┌──

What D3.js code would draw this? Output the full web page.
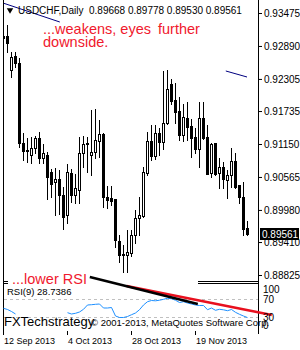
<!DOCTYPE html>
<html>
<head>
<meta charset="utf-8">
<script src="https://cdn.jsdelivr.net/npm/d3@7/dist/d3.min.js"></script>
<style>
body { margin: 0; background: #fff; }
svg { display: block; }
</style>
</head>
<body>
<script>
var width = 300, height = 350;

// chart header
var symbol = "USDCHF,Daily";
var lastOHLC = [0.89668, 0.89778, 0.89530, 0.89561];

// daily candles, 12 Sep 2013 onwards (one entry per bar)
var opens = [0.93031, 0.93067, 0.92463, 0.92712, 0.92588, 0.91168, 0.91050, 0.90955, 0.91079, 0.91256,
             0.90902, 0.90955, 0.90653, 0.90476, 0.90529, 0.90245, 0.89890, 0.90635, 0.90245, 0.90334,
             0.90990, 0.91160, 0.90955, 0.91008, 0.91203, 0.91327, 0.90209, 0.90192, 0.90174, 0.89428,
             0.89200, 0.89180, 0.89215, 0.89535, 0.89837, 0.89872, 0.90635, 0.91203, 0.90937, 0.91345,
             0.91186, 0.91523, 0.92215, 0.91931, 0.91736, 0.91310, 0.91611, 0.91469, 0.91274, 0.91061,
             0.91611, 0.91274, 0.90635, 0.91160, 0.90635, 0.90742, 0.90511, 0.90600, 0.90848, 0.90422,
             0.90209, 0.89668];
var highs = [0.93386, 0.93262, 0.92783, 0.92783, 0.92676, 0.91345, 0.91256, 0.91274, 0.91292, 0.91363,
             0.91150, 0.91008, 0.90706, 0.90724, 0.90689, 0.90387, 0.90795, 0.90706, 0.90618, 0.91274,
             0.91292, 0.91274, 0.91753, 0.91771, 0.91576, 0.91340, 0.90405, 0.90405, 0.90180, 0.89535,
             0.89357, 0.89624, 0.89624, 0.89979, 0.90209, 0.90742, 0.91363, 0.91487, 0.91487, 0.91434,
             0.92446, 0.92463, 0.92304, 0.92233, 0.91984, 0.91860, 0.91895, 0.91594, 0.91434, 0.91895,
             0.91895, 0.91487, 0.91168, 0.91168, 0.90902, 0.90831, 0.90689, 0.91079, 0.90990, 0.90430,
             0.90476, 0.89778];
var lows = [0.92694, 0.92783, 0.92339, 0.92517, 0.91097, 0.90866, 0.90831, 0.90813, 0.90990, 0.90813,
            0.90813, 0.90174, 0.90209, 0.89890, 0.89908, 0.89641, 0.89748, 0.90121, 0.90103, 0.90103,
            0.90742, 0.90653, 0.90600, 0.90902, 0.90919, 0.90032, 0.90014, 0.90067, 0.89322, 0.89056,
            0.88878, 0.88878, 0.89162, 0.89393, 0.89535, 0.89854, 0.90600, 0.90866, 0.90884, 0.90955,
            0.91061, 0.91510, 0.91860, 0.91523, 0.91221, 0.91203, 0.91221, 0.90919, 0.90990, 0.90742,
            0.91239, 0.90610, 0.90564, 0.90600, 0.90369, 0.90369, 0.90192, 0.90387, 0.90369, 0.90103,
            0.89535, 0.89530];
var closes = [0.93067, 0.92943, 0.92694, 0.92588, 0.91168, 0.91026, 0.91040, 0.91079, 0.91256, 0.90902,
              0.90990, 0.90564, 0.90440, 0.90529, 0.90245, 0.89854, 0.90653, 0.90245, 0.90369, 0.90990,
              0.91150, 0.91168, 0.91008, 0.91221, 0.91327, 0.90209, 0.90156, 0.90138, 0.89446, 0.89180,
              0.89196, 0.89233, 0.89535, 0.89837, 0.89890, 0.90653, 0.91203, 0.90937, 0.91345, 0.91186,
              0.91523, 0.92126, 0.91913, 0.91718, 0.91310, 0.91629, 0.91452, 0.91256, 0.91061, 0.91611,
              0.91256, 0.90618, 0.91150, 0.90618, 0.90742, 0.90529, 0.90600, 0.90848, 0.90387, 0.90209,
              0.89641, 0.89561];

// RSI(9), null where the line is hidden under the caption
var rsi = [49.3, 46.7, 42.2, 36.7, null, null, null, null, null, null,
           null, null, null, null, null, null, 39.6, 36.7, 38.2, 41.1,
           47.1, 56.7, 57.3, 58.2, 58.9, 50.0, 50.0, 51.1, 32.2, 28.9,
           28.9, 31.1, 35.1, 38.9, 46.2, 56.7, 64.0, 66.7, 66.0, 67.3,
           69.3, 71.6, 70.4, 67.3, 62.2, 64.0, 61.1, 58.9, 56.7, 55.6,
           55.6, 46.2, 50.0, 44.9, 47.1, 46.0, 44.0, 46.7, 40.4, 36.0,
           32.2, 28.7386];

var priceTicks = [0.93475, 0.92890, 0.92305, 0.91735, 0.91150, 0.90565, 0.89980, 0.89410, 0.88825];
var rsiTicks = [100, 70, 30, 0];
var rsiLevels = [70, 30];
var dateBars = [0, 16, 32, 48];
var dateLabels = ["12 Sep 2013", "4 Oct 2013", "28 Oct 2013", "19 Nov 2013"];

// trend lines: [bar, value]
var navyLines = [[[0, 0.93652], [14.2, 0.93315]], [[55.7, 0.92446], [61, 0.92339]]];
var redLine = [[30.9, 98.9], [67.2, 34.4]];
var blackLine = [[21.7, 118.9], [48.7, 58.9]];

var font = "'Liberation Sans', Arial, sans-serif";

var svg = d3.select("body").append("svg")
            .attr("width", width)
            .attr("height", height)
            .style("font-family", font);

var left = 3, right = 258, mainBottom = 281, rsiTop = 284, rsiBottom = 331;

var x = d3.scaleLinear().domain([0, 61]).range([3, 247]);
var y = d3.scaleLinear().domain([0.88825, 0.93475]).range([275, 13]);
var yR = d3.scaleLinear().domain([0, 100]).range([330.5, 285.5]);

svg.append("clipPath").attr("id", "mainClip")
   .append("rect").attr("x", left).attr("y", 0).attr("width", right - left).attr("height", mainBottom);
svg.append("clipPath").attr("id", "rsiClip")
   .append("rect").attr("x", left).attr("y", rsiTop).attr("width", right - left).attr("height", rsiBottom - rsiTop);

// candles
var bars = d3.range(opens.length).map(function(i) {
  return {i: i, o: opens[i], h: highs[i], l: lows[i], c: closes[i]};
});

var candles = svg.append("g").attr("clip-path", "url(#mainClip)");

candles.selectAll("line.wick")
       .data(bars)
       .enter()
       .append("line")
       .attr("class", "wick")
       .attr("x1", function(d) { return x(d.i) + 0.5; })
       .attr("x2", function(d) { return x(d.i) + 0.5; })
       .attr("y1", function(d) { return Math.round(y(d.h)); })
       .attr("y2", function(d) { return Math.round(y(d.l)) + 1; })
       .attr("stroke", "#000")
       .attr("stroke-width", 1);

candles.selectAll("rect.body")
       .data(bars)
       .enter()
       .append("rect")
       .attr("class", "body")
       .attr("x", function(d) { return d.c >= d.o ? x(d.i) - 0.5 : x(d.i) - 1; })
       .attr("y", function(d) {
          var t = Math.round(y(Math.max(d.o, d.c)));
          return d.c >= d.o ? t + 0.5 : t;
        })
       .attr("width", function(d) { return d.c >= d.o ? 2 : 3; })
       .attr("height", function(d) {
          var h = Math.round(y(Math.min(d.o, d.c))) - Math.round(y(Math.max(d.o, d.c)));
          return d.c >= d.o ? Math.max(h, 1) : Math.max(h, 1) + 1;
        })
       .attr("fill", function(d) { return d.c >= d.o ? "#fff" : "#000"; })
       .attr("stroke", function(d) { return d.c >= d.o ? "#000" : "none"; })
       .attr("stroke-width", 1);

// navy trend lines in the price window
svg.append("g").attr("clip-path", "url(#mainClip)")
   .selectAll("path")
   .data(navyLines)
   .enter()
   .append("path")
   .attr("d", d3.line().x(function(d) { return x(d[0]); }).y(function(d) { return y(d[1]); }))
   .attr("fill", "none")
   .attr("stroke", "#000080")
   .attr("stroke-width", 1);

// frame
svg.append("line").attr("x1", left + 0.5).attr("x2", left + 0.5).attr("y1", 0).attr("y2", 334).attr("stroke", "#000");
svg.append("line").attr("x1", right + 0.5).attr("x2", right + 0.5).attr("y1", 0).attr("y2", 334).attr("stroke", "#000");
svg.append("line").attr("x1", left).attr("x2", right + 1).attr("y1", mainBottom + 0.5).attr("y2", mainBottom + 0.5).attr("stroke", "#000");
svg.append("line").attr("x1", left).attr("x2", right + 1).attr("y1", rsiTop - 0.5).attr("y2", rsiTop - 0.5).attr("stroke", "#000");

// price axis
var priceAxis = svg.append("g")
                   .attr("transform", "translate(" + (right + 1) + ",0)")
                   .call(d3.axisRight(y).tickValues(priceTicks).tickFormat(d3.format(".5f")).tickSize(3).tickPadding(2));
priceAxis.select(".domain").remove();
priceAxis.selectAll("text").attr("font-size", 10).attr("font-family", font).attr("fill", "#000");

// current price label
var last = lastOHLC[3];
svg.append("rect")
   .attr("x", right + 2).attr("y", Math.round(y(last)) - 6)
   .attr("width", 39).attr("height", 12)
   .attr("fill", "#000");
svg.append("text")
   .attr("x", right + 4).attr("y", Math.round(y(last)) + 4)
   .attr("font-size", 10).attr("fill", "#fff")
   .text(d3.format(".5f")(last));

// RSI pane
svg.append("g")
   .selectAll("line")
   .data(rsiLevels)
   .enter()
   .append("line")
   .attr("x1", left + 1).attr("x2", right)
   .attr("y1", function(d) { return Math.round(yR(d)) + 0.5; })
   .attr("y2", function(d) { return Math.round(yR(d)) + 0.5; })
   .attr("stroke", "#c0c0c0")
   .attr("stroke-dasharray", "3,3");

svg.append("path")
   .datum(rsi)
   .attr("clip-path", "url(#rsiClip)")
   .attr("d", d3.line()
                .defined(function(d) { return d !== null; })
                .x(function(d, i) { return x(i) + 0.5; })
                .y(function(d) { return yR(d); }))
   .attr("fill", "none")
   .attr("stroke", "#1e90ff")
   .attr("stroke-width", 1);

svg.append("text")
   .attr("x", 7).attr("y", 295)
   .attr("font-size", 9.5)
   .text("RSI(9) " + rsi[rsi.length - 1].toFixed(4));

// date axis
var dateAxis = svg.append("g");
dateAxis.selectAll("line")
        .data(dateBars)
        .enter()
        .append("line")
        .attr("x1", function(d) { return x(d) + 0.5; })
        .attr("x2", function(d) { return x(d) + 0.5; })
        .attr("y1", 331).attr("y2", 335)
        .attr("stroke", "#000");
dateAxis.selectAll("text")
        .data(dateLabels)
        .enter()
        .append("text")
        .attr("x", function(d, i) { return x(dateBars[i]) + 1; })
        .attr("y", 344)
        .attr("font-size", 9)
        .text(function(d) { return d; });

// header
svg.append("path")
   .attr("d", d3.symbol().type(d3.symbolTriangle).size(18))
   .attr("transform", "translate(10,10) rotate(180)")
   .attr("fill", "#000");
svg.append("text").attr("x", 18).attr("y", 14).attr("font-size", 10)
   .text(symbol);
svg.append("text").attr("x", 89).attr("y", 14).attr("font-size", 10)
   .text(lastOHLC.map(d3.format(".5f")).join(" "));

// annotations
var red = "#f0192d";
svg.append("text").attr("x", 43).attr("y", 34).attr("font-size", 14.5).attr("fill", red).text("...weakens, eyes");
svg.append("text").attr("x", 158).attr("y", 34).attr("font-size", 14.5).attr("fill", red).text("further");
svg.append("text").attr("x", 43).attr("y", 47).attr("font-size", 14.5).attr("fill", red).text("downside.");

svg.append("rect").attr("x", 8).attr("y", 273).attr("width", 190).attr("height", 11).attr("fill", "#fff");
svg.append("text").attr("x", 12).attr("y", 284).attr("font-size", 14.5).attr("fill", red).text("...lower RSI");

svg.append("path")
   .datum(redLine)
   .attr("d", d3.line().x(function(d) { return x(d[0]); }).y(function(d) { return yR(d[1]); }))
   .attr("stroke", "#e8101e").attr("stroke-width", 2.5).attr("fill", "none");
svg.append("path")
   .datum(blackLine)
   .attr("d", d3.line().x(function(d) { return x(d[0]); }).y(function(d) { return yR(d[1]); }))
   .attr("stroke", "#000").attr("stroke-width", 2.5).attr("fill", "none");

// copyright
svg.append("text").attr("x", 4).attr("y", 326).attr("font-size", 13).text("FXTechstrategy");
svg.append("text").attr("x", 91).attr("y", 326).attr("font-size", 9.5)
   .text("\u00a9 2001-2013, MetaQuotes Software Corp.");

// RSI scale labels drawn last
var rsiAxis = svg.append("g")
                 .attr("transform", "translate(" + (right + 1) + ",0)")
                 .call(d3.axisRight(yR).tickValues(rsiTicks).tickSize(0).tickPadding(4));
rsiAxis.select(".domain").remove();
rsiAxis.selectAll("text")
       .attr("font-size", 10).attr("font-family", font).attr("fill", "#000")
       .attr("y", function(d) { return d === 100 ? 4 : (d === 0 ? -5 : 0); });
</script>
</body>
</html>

└──

*Exercise*:
Leave out the pictures and restate, word for word, the lines from the top of the data through the line containing "var lastOHLC = [0.89668, 0.89778, 0.89530, 0.89561];", both included.

*Response to the exercise*:
What D3.js code would draw this? Output the full web page.
<!DOCTYPE html>
<html>
<head>
<meta charset="utf-8">
<script src="https://cdn.jsdelivr.net/npm/d3@7/dist/d3.min.js"></script>
<style>
body { margin: 0; background: #fff; }
svg { display: block; }
</style>
</head>
<body>
<script>
var width = 300, height = 350;

// chart header
var symbol = "USDCHF,Daily";
var lastOHLC = [0.89668, 0.89778, 0.89530, 0.89561];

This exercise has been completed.